JENDERAL Abdul Harris Nasution, meskipun mengaku tidak ada firasat apa-apa menjelang tanggal 30 September, namun juga cukup memahami situasi dan dalam kedudukannya sebagai Menko Kasab telah mendapat laporan-laporan intelijen yang cukup. Ia menyadari, cepat atau lambat ada sesuatu yang akan terjadi, meskipun mungkin ia tidak tahu persis bahwa peristiwa akan mengambil waktu pada tanggal 30 September 1965. Sayangnya, laporan-laporan spesifik seperti yang disampaikan oleh Kolonel Herman Sarens Sudiro dan Kolonel Muskita misalnya tidak kepadanya, melainkan kepada Panglima Kodam Jaya Umar Wirahadikusumah dan Pangkostrad Mayjen Soeharto.
Sebagai salah satu sasaran, Jenderal AH Nasution sudah cukup punya prediksi, terkecuali kepastian waktu. Penjagaan di rumahnya, ada pada tingkat standar memadai, termasuk dengan adanya Letnan Pierre Tendean. Meskipun, juga punya titik lemah, yakni fakta bahwa pengawal itu berasal dari Brigif I yang ada di bawah komando Kolonel Latief yang kemudian hari diketahui justru terlibat dalam gerakan pada tanggal 30 September 1965 itu. Tetapi, terlepas dari itu penggunaan pasukan Tjakrabirawa memang suatu hal yang agak di luar dugaan dan punya dampak kejutan dan amat taktis.
LAKSAMANA Madya Udara Omar Dhani, pada dasarnya juga memperoleh informasi yang cukup mengenai beberapa bagian dari peristiwa yang akan terjadi.

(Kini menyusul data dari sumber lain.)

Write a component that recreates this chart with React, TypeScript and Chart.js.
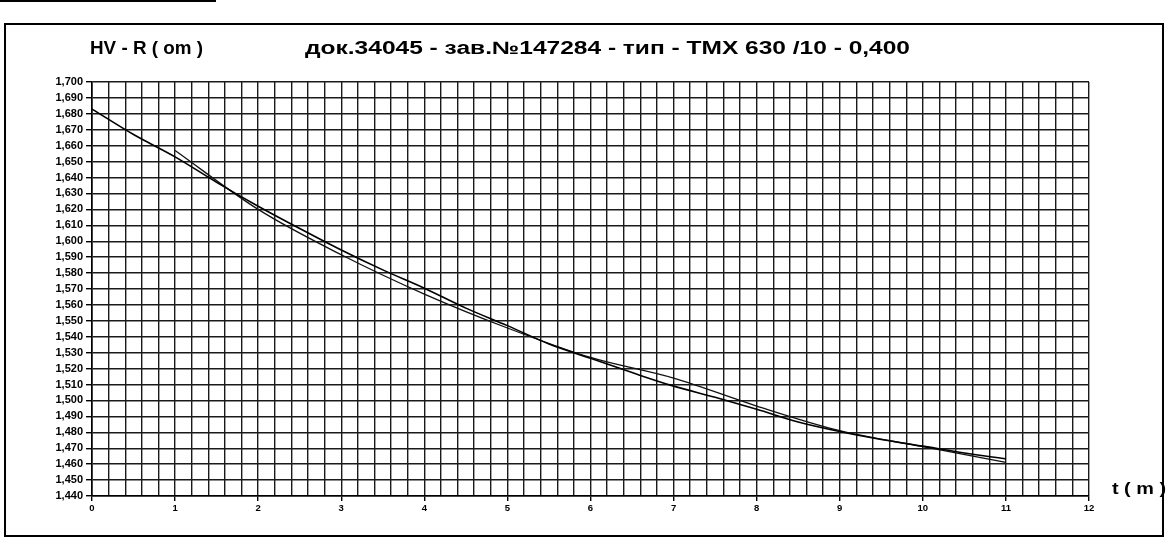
import React, { useEffect, useRef } from 'react';
import { Chart, registerables } from 'chart.js';

Chart.register(...registerables);

// ---- text ----
const TITLE_LEFT = 'HV - R ( om )';
const TITLE_MAIN = 'док.34045 - зав.№147284 - тип - ТМХ 630 /10 - 0,400';
const X_AXIS_TITLE = 't ( m )';

// ---- axes ----
const T_MIN = 0;
const T_MAX = 12;
const T_STEP = 0.2;
const R_MIN = 1.44;
const R_MAX = 1.7;
const R_STEP = 0.01;

// ---- series: smooth trend curve (from t = 0) ----
const trendT = [0, 0.5, 1, 1.5, 2, 2.5, 3, 3.5, 4, 4.5, 5, 5.5, 6, 6.5, 7, 7.5, 8, 8.5, 9, 9.5, 10, 10.5, 11];
const trendR = [1.683, 1.667, 1.653, 1.637, 1.622, 1.608, 1.5945, 1.582, 1.5705, 1.558, 1.547, 1.5355, 1.5265, 1.5175, 1.509, 1.502, 1.4945, 1.4865, 1.4805, 1.4755, 1.4713, 1.467, 1.4633];

// ---- series: measured curve (from t = 1) ----
const measT = [1, 2, 3, 4, 5, 6, 7, 8, 9, 10, 11];
const measR = [1.657, 1.62, 1.5915, 1.5668, 1.5455, 1.527, 1.514, 1.4965, 1.481, 1.471, 1.4611];

const FONT = '"Liberation Sans", Arial, Helvetica, sans-serif';

const isInt = (v: number) => Math.abs(v - Math.round(v)) < 1e-6;

function drawFit(ctx: CanvasRenderingContext2D, text: string, x: number, baseline: number, targetW: number) {
  const w = ctx.measureText(text).width;
  ctx.save();
  ctx.translate(x, baseline);
  ctx.scale(targetW / w, 1);
  ctx.fillText(text, 0, 0);
  ctx.restore();
}

const decorPlugin = {
  id: 'decor',
  beforeDraw(chart: any) {
    const ctx = chart.ctx as CanvasRenderingContext2D;
    ctx.save();
    ctx.fillStyle = '#fff';
    ctx.fillRect(0, 0, chart.width, chart.height);
    ctx.restore();
  },
  afterDraw(chart: any) {
    const ctx = chart.ctx as CanvasRenderingContext2D;
    ctx.save();
    // outer frame
    ctx.strokeStyle = '#000';
    ctx.lineWidth = 2;
    ctx.strokeRect(5, 24, 1158, 512);
    // scan edge line at top
    ctx.fillStyle = '#000';
    ctx.fillRect(0, 0, 216, 2);
    // titles
    ctx.fillStyle = '#000';
    ctx.textBaseline = 'alphabetic';
    ctx.textAlign = 'left';
    ctx.font = `bold 18px ${FONT}`;
    drawFit(ctx, TITLE_LEFT, 90, 54, 113);
    drawFit(ctx, TITLE_MAIN, 305, 54, 605);
    ctx.font = `bold 16px ${FONT}`;
    drawFit(ctx, X_AXIS_TITLE, 1112, 494, 54);
    ctx.restore();
  },
};

export default function App() {
  const ref = useRef<HTMLCanvasElement | null>(null);

  useEffect(() => {
    if (!ref.current) return;
    const chart = new Chart(ref.current, {
      type: 'line',
      data: {
        datasets: [
          {
            label: 'trend',
            data: trendT.map((t, i) => ({ x: t, y: trendR[i] })),
            borderColor: '#000',
            borderWidth: 1.6,
            pointRadius: 0,
            tension: 0.4,
            cubicInterpolationMode: 'monotone',
            fill: false,
          },
          {
            label: 'measured',
            data: measT.map((t, i) => ({ x: t, y: measR[i] })),
            borderColor: '#111',
            borderWidth: 1.3,
            pointRadius: 0,
            tension: 0.4,
            cubicInterpolationMode: 'monotone',
            fill: false,
          },
        ],
      },
      options: {
        responsive: false,
        animation: false,
        events: [],
        layout: { padding: { left: 0, top: 82, right: 79, bottom: 0 } },
        plugins: {
          legend: { display: false },
          title: { display: false },
          tooltip: { enabled: false },
        },
        scales: {
          x: {
            type: 'linear',
            min: T_MIN,
            max: T_MAX,
            afterFit: (s: any) => {
              s.height = 46;
            },
            ticks: {
              stepSize: T_STEP,
              autoSkip: false,
              maxRotation: 0,
              padding: 2,
              color: '#000',
              font: { family: FONT, size: 9.5, weight: 'bold' },
              callback: (v: any) => (isInt(Number(v)) ? String(Math.round(Number(v))) : ''),
            },
            grid: {
              color: '#1a1a1a',
              lineWidth: 1.4,
              tickLength: 5,
              tickColor: (c: any) => (c.tick && isInt(c.tick.value) ? '#000' : 'rgba(0,0,0,0)'),
            },
            border: { display: true, color: '#000', width: 1.6 },
          },
          y: {
            type: 'linear',
            min: R_MIN,
            max: R_MAX,
            afterFit: (s: any) => {
              s.width = 92;
            },
            ticks: {
              stepSize: R_STEP,
              autoSkip: false,
              padding: 3,
              color: '#000',
              font: { family: FONT, size: 11, weight: 'bold' },
              callback: (v: any) => Number(v).toFixed(3).replace('.', ','),
            },
            grid: {
              color: '#1a1a1a',
              lineWidth: 1.4,
              tickLength: 6,
              tickColor: '#000',
            },
            border: { display: true, color: '#000', width: 1.6 },
          },
        },
      } as any,
      plugins: [decorPlugin],
    });
    return () => chart.destroy();
  }, []);

  return (
    <div style={{ position: 'absolute', left: 0, top: 0, width: 1168, height: 542, background: '#fff' }}>
      <canvas ref={ref} width={1168} height={542} style={{ display: 'block' }} />
    </div>
  );
}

Ia memahami seluruh persoalan sebagai satu proses internal Angkatan Darat, untuk menindaki apa yang disebutkan sebagai jenderal-jenderal kontra revolusioner yang tergabung dalam Dewan Jenderal. Omar Dhani memilih sikap untuk tidak campur tangan terhadap masalah internal angkatan yang lain dan menanti apa yang akan terjadi. Pada sisi lain ada faktor subjektif yang terkait dengan rivalitas antar angkatan kala itu.
Namun, sadar atau tidak, terjadi keterlibatan nama Angkatan Udara, melalui keikutsertaan seorang Mayor Angkatan Udara dan beberapa anggota, serta digunakannya kendaraan dan senjata milik Angkatan Udara. Dan pimpinan Angkatan Udara tidak mencegah keikutsertaan tersebut. Selain itu, locus delicti ada di sekitar Pangkalan Udara Halim Perdanakusumah, meskipun tidak seluruhnya termasuk dalam kawasan yang merupakan tanggungjawab Angkatan Udara, karena berada di luar area jurisdiksi seperti misalnya Lubang Buaya.
BAGAIMANA caranya memahami posisi Mayor Jenderal Soeharto dalam rangkaian peristiwa? Soeharto adalah orang yang menampung begitu banyak informasi dan petunjuk tentang akan terjadinya suatu gerakan yang ditujukan kepada jenderal-jenderal koleganya yang merupakan perwira teras Angkatan Darat. Dan informasi-informasi itu justru datang dari dua calon pelaku gerakan, yakni Letnan Kolonel Untung dan Kolonel Latief. Soeharto hanya menyimpan informasi itu untuk dirinya sendiri, tidak melanjutkannya kepada pimpinan Angkatan Darat, katakanlah setidaknya kepada Letnan Jenderal Ahmad Yani.
Dengan bekal informasi yang cukup detail itu, Soeharto dengan mudah ‘membaca’ situasi dan tampil dengan gerakan pembersihan. Keberhasilan dari gerakan pembersihan yang dilakukannya kelak membawa dirinya masuk ke dalam jenjang kekuasaan yang luar biasa.
Sikap dan perilaku Soeharto dalam peristiwa ini dalam hal tertentu memang bisa cukup mengherankan. Maka bukanlah sesuatu yang luar biasa bila pasca momentum ada analisa yang menempatkan Soeharto sebagai salah satu ‘tertuduh’ dalam rangkaian peristiwa. Sebagaimana, sikap dan perilaku janggal yang juga diperlihatkan baik Soekarno maupun Dipa Nusantara Aidit, pun telah menempatkan mereka masing-masing dalam posisi-posisi sebagai ‘tertuduh’.